Hill has certainly not produced a moratorium. Since June 12, 2006, the people of Texas have killed two prisoners and Tennessee's citizens have killed one.

The fact that "most states" of those with the penalty haven't killed anyone lately doesn't mean Hill has caused a moratorium either - TN had only killed one prisoner, Mr. Robert Coe, in 2000, before Mr. Alley (their only other post-Furman execution). The dissent to the denial of (en banc) rehearing explicitly argued that, before the Hill decision, Mr. Alley could not have even brought his claim (that Circuit had decided LI claims were properly brought under 2254 rather than 1983), so the fact that he was executed shows that Hill had little, if any, moratorium-like effect.

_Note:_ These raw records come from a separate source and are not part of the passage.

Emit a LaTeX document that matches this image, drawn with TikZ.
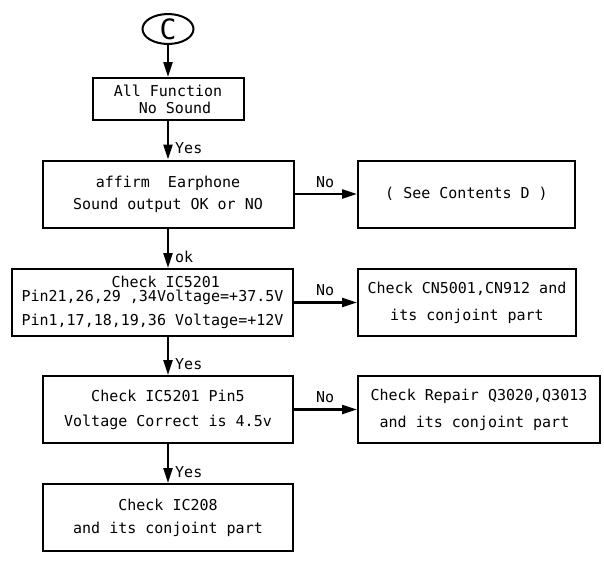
\documentclass[tikz,border=0pt]{standalone}
\usepackage{fontspec}
\setmainfont{DejaVu Sans Mono}
\usetikzlibrary{arrows.meta,shapes.geometric}

\begin{document}
\begin{tikzpicture}[x=1pt,y=-1pt,>={Triangle[length=15pt,width=9pt]},
    box/.style={draw, line width=2pt, minimum width=#1, minimum height=67pt,
                inner sep=0pt, align=center, font=\fontsize{15}{17}\selectfont},
    arr/.style={->, line width=2.2pt},
    lbl/.style={anchor=west, inner sep=0pt, font=\fontsize{15}{17}\selectfont}]
    \useasboundingbox (0,0) rectangle (604,563);

    % Start connector
    \node[draw, ellipse, line width=2pt, minimum width=51pt, minimum height=28pt,
          inner sep=0pt, font=\fontsize{28}{28}\selectfont] (c) at (168,29) {C};

    % Main column
    \node[box=151pt, minimum height=42pt] (nosound) at (168,99) {All Function\\\hspace*{14pt}No Sound};
    \node[box=251pt] (earph) at (168,194) {affirm\ \ Earphone\\[5pt]Sound output OK or NO};
    \node[box=281pt, align=left] (ic5201) at (152.5,302.5)
        {\hspace*{90pt}Check IC5201\\[-2.5pt]Pin21,26,29 ,34Voltage=+37.5V\\[7pt]Pin1,17,18,19,36 Voltage=+12V};
    \node[box=250pt] (pin5) at (168,409.5) {Check IC5201 Pin5\\[8pt]Voltage Correct is 4.5v};
    \node[box=250pt] (ic208) at (168,517.5) {Check IC208\\[6pt]and its conjoint part};

    % Side column
    \node[box=217pt] (contd) at (466.5,194) {( See Contents D )};
    \node[box=218pt] (cn) at (467,302.5) {Check CN5001,CN912 and\\[10pt]its conjoint part};
    \node[box=242pt, align=left] (q30) at (479,409.5)
        {Check Repair Q3020,Q3013\\[10pt]\ and its conjoint part};

    % Vertical flow
    \draw[arr] (c.south) -- (nosound.north);
    \draw[arr] (nosound.south) -- (earph.north);
    \draw[arr] (earph.south) -- (earph.south |- ic5201.north);
    \draw[arr] (pin5.north |- ic5201.south) -- (pin5.north);
    \draw[arr] (pin5.south) -- (ic208.north);

    % Side branches
    \draw[arr] (earph.east) -- (contd.west);
    \draw[arr] (ic5201.east) -- (cn.west);
    \draw[arr] (pin5.east) -- (q30.west);

    % Labels
    \node[lbl] (yes1) at (175,148) {Yes};
    \node[lbl] (ok) at (175,257) {ok};
    \node[lbl] (yes2) at (175,364) {Yes};
    \node[lbl] (yes3) at (175,472) {Yes};
    \node[lbl] (no1) at (316,182) {No};
    \node[lbl] (no2) at (316,290) {No};
    \node[lbl] (no3) at (316,397) {No};
\end{tikzpicture}
\end{document}
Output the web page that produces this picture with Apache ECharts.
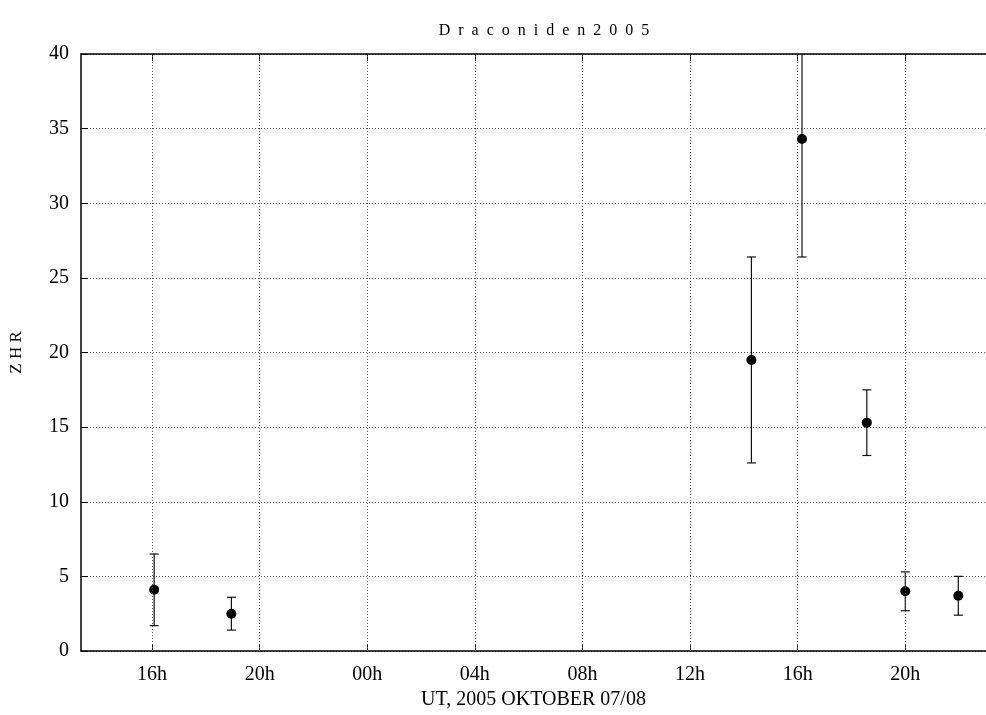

Those numbers are down though. I believe back in December Texas was killing a person a week.

Of course, federal court orders like those issued in Taylor (MO) do have the effect of stopping executions temporarily in federal districts (not states), but to my knowledge no state has imposed a moratorium.

Posted by: anon afpd | Jul 5, 2006 9:38:32 PM

Anon, by my count, at least 4 states have had their execution plans halted by lethal injection litigation in the wake of the Hill cert grant: Florida, California, Missouri and Arkansas. In addition, Maryland and Ohio and a few other states have had execution plans disrupted in part by lethal injection issues.